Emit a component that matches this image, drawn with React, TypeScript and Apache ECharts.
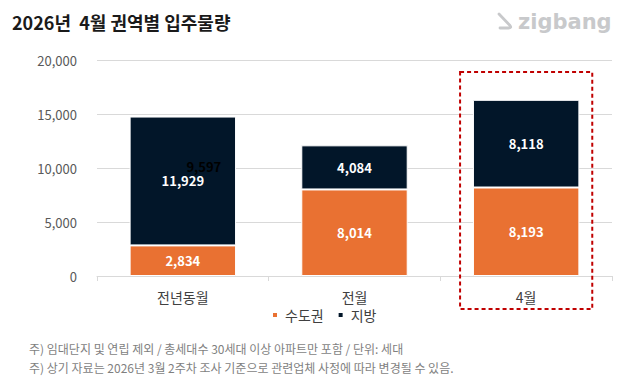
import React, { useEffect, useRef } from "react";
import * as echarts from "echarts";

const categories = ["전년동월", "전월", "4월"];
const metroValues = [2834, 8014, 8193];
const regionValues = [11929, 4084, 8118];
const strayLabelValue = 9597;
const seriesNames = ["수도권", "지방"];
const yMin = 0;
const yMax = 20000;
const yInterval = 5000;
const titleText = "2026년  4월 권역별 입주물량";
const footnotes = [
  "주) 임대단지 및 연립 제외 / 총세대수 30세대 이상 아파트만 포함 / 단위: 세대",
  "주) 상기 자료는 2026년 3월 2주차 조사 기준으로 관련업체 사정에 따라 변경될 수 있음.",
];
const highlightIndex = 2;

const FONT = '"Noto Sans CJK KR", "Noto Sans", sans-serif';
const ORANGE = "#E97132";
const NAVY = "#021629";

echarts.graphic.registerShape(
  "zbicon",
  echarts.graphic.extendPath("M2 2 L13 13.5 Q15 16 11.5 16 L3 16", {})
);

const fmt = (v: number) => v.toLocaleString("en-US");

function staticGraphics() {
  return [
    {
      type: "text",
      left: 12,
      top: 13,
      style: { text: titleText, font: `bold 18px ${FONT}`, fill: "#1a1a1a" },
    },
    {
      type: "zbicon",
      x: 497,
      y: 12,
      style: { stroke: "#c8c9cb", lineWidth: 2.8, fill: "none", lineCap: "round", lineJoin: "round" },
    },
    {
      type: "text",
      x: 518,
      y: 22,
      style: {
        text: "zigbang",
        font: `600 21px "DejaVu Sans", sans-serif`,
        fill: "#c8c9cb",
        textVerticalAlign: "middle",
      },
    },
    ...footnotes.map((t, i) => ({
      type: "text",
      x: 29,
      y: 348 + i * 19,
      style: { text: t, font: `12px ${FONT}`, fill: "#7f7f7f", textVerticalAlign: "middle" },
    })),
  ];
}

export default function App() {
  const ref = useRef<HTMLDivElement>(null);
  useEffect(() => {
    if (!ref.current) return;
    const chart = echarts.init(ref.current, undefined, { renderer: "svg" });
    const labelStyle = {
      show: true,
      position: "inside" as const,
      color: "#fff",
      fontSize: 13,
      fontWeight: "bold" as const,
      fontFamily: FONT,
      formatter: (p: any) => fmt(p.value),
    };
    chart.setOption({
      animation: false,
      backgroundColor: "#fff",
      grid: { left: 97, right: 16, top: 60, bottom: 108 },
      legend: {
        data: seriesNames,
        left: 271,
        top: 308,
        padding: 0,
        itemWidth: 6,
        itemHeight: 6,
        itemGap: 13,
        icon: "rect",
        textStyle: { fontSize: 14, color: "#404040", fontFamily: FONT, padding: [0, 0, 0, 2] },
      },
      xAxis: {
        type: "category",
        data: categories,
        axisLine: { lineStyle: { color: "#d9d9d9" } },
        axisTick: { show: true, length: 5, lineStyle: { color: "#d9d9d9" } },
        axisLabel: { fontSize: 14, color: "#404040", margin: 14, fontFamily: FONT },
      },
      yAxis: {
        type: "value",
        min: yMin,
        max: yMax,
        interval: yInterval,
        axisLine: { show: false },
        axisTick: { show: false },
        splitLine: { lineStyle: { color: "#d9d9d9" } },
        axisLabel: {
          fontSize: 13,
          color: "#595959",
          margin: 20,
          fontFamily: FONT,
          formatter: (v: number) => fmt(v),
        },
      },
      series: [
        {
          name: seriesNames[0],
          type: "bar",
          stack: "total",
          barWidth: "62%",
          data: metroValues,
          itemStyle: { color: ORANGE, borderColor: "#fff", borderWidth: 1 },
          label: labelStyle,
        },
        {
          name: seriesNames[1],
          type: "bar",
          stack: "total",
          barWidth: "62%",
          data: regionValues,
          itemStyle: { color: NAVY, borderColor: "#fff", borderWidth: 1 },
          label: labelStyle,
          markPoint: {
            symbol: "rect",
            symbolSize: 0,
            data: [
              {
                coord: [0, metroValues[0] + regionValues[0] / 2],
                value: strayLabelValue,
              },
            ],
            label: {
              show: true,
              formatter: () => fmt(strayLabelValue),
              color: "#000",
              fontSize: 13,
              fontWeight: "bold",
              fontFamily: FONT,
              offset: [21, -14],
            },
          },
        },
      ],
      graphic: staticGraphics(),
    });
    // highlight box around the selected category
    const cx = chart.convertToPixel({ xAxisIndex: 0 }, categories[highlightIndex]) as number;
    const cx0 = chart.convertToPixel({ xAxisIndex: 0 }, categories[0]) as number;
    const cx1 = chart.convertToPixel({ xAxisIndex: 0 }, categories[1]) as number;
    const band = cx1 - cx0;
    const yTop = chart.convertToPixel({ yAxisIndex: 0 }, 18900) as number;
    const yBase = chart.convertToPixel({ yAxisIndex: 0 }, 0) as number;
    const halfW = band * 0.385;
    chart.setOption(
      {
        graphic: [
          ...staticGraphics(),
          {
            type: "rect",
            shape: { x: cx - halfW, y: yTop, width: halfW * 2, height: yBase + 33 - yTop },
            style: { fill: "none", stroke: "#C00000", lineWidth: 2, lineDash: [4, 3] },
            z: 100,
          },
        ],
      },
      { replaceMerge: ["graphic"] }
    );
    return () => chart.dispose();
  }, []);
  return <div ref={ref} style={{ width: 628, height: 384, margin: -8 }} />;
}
------------------------------------
*Requirements:*
Leaving the pictures aside, transcribe the entire listing exactly.

*Solution for this problem:*
Emit a component that matches this image, drawn with React, TypeScript and Apache ECharts.
import React, { useEffect, useRef } from "react";
import * as echarts from "echarts";

const categories = ["전년동월", "전월", "4월"];
const metroValues = [2834, 8014, 8193];
const regionValues = [11929, 4084, 8118];
const strayLabelValue = 9597;
const seriesNames = ["수도권", "지방"];
const yMin = 0;
const yMax = 20000;
const yInterval = 5000;
const titleText = "2026년  4월 권역별 입주물량";
const footnotes = [
  "주) 임대단지 및 연립 제외 / 총세대수 30세대 이상 아파트만 포함 / 단위: 세대",
  "주) 상기 자료는 2026년 3월 2주차 조사 기준으로 관련업체 사정에 따라 변경될 수 있음.",
];
const highlightIndex = 2;

const FONT = '"Noto Sans CJK KR", "Noto Sans", sans-serif';
const ORANGE = "#E97132";
const NAVY = "#021629";

echarts.graphic.registerShape(
  "zbicon",
  echarts.graphic.extendPath("M2 2 L13 13.5 Q15 16 11.5 16 L3 16", {})
);

const fmt = (v: number) => v.toLocaleString("en-US");

function staticGraphics() {
  return [
    {
      type: "text",
      left: 12,
      top: 13,
      style: { text: titleText, font: `bold 18px ${FONT}`, fill: "#1a1a1a" },
    },
    {
      type: "zbicon",
      x: 497,
      y: 12,
      style: { stroke: "#c8c9cb", lineWidth: 2.8, fill: "none", lineCap: "round", lineJoin: "round" },
    },
    {
      type: "text",
      x: 518,
      y: 22,
      style: {
        text: "zigbang",
        font: `600 21px "DejaVu Sans", sans-serif`,
        fill: "#c8c9cb",
        textVerticalAlign: "middle",
      },
    },
    ...footnotes.map((t, i) => ({
      type: "text",
      x: 29,
      y: 348 + i * 19,
      style: { text: t, font: `12px ${FONT}`, fill: "#7f7f7f", textVerticalAlign: "middle" },
    })),
  ];
}

export default function App() {
  const ref = useRef<HTMLDivElement>(null);
  useEffect(() => {
    if (!ref.current) return;
    const chart = echarts.init(ref.current, undefined, { renderer: "svg" });
    const labelStyle = {
      show: true,
      position: "inside" as const,
      color: "#fff",
      fontSize: 13,
      fontWeight: "bold" as const,
      fontFamily: FONT,
      formatter: (p: any) => fmt(p.value),
    };
    chart.setOption({
      animation: false,
      backgroundColor: "#fff",
      grid: { left: 97, right: 16, top: 60, bottom: 108 },
      legend: {
        data: seriesNames,
        left: 271,
        top: 308,
        padding: 0,
        itemWidth: 6,
        itemHeight: 6,
        itemGap: 13,
        icon: "rect",
        textStyle: { fontSize: 14, color: "#404040", fontFamily: FONT, padding: [0, 0, 0, 2] },
      },
      xAxis: {
        type: "category",
        data: categories,
        axisLine: { lineStyle: { color: "#d9d9d9" } },
        axisTick: { show: true, length: 5, lineStyle: { color: "#d9d9d9" } },
        axisLabel: { fontSize: 14, color: "#404040", margin: 14, fontFamily: FONT },
      },
      yAxis: {
        type: "value",
        min: yMin,
        max: yMax,
        interval: yInterval,
        axisLine: { show: false },
        axisTick: { show: false },
        splitLine: { lineStyle: { color: "#d9d9d9" } },
        axisLabel: {
          fontSize: 13,
          color: "#595959",
          margin: 20,
          fontFamily: FONT,
          formatter: (v: number) => fmt(v),
        },
      },
      series: [
        {
          name: seriesNames[0],
          type: "bar",
          stack: "total",
          barWidth: "62%",
          data: metroValues,
          itemStyle: { color: ORANGE, borderColor: "#fff", borderWidth: 1 },
          label: labelStyle,
        },
        {
          name: seriesNames[1],
          type: "bar",
          stack: "total",
          barWidth: "62%",
          data: regionValues,
          itemStyle: { color: NAVY, borderColor: "#fff", borderWidth: 1 },
          label: labelStyle,
          markPoint: {
            symbol: "rect",
            symbolSize: 0,
            data: [
              {
                coord: [0, metroValues[0] + regionValues[0] / 2],
                value: strayLabelValue,
              },
            ],
            label: {
              show: true,
              formatter: () => fmt(strayLabelValue),
              color: "#000",
              fontSize: 13,
              fontWeight: "bold",
              fontFamily: FONT,
              offset: [21, -14],
            },
          },
        },
      ],
      graphic: staticGraphics(),
    });
    // highlight box around the selected category
    const cx = chart.convertToPixel({ xAxisIndex: 0 }, categories[highlightIndex]) as number;
    const cx0 = chart.convertToPixel({ xAxisIndex: 0 }, categories[0]) as number;
    const cx1 = chart.convertToPixel({ xAxisIndex: 0 }, categories[1]) as number;
    const band = cx1 - cx0;
    const yTop = chart.convertToPixel({ yAxisIndex: 0 }, 18900) as number;
    const yBase = chart.convertToPixel({ yAxisIndex: 0 }, 0) as number;
    const halfW = band * 0.385;
    chart.setOption(
      {
        graphic: [
          ...staticGraphics(),
          {
            type: "rect",
            shape: { x: cx - halfW, y: yTop, width: halfW * 2, height: yBase + 33 - yTop },
            style: { fill: "none", stroke: "#C00000", lineWidth: 2, lineDash: [4, 3] },
            z: 100,
          },
        ],
      },
      { replaceMerge: ["graphic"] }
    );
    return () => chart.dispose();
  }, []);
  return <div ref={ref} style={{ width: 628, height: 384, margin: -8 }} />;
}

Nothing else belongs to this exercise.